Smartphones have a very real impact on the way that you operate as a human being.
Do you remember what life was like before you bought your very first smart device? Few people do.
And now, as it’s been found that 25% of children have smartphones from the ages of 3 and 5 in the UK and that 64% of all adults in the US own a smartphone, there is a serious question that needs to be asked: What are the real psychological effects?
Let’s take a look.
Smartphones are rewiring your brain
It sounds like sensationalist nonsense, but professor of Psychiatry Dr Gary Small found that technology changes the way that your brain operates.
Using two groups: one which was computer savvy and another who were technovices, he performed brain scans as they read a book.
He found that those who were computer savvy presented “broad brain activity in the left-front part of the brain known as the dorsolateral prefrontal cortex, while the novices showed little, if any, activity in this area.”

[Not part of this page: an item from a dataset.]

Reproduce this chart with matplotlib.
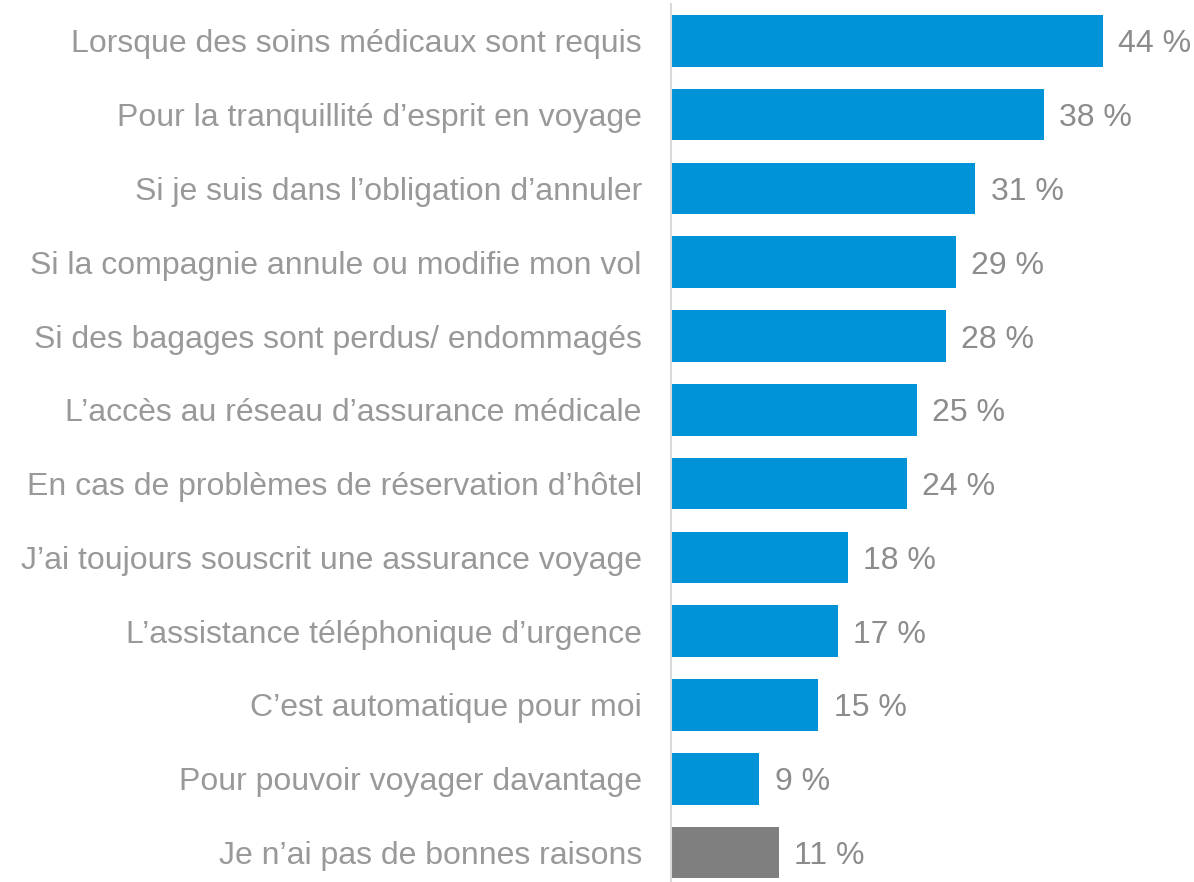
import matplotlib.pyplot as plt

plt.rcParams['font.family'] = ['Liberation Sans', 'DejaVu Sans']

reasons = [
    "Lorsque des soins médicaux sont requis",
    "Pour la tranquillité d’esprit en voyage",
    "Si je suis dans l’obligation d’annuler",
    "Si la compagnie annule ou modifie mon vol",
    "Si des bagages sont perdus/ endommagés",
    "L’accès au réseau d’assurance médicale",
    "En cas de problèmes de réservation d’hôtel",
    "J’ai toujours souscrit une assurance voyage",
    "L’assistance téléphonique d’urgence",
    "C’est automatique pour moi",
    "Pour pouvoir voyager davantage",
    "Je n’ai pas de bonnes raisons",
]
pct = [44, 38, 31, 29, 28, 25, 24, 18, 17, 15, 9, 11]
colors = ["#0093D7"] * 11 + ["#7F7F7F"]

fig = plt.figure(figsize=(11.94, 8.82), dpi=100)
ax = fig.add_axes([671 / 1194, 0, 491 / 1194, 878 / 882])

ypos = list(range(len(reasons)))
ax.barh(ypos, pct, height=0.7, color=colors)

for y, v in zip(ypos, pct):
    ax.annotate(f"{v} %", xy=(v, y), xytext=(11, 0), textcoords="offset points",
                va="center_baseline", ha="left", fontsize=23, color="#8C8C8C")

ax.set_xlim(0, 50)
ax.set_ylim(11.4, -0.5)
ax.set_yticks(ypos)
ax.set_yticklabels(reasons, fontsize=23, color="#999999")
ax.tick_params(axis="y", length=0, pad=21)
ax.set_xticks([])
for s in ["top", "right", "bottom"]:
    ax.spines[s].set_visible(False)
ax.spines["left"].set_color("#D9D9D9")
ax.spines["left"].set_linewidth(1.5)

fig.savefig("out.png", dpi=100)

After only two weeks of computer training the novices began to show brain activity in this area, suggesting that the use of tech – smartphones included – downright rewires your brain function.
Smartphones are impacting your sleep
Sleep is important. With only a little bit you won’t function properly and without any you’ll hallucinate and eventually deteriorate massively.
The light shone by smartphone screens is bright blue: a colour that’s known to wake you up by suppressing the development of melatonin, a hormone that contributes greatly to sleep.
A study by the Rensselaer Polytechnic Institute found that, in a sample of 13 people, those who used a tablet for two hours before they went to bed while wearing orange goggles had higher levels of the hormone than those who wore no goggles.
Smartphones are making you dumber
It doesn’t take a long visit on services such as Twitter, Facebook and Tumblr to see the truth in this study, but it’s actually in fact Google that’s modifying your intelligence for the worse.
Barr et al performed a study on 660 people assessing their verbal and literacy skills to find that those who performed better in the assessments were those who also used the search function on their phones the least.
Smartphones are making you selfish
Zaheer Hussain, psychology lecturer at the University of Derby has said that “A significant positive relationship was found between narcissism and addiction to the phones, suggesting that the more narcissistic a person is, the more likely they are to be addicted to their smartphone. When the participants were asked if they used their phone in banned areas, 35% answered yes.”
Narcissism is a characteristic applied to people who are obsessed with their physical image or who actively seek admiration of their talents. They’re also considered to be selfish people with little regard for others.
As a heavy Facebook user myself, this comes as no surprise; the number of selfies and compliment baiting on a day-to-day basis is ridiculously high, and many become so obsessed with their own vanity that they turn others away who refuse to “Like” or “Share” their content.
Smartphones are making you anxious & easily manipulated
A phenomenon known as the “fear of missing out” or “FoMO” is a real and well documented mental state in which individuals can feel panicked or extremely anxious if they’re unable to check social media to see if they’re missing out on anything important.
Advertisers, it’s been found, are well aware of this and use it to manipulate consumers with “can’t miss out” or “don’t be left behind” deals, while others such as Nescafé’s “wake up to life” campaign attempt to counter FoMO.
This is such a prominent state that American sitcom “How I Met Your Mother” featured an entire episode about FoMO, in which characters fall under “The Curse of the Blitz” making them extremely anxious to miss any part of an event or day. This fear ends up causing some of the characters to in fact miss out on the very things they’re afraid of missing, countering FoMO.
Smartphones are making you stressed
With heavy usage of smartphones comes an “always on” culture, says Dr Christine Grant of Coventry University, “The negative impacts of this ‘always on’ culture are that your mind is never resting, you’re not giving your body time to recover, so you’re always stressed.”
It is indeed true that, at any moment of any day your phone could buzz with meaningless advertising or spam mail, which is especially bad if you’re trying to get to sleep or trying to enjoy a moment.
Knowing that this is the case, however, tends to make a lot of people anxious and stressed to a point where life is no longer enjoyable, which is of course a very bad thing.
So what’s the solution?
Switch off for a while; go a week without a smart device in your pocket; perhaps turn away from the internet for a while altogether.
Chances are that a single week won’t have a huge impact if you’re already quite far gone, but it’ll freshen you up and remind you that there’s more to life than your screen, however fancy it may be.
We aren’t suggesting at all that you forgo all forms of smart-tech: we’re a smart-tech focused site, after all, but perhaps when purchasing your brand new device you make a deal with yourself that you won’t allow it to take over your life.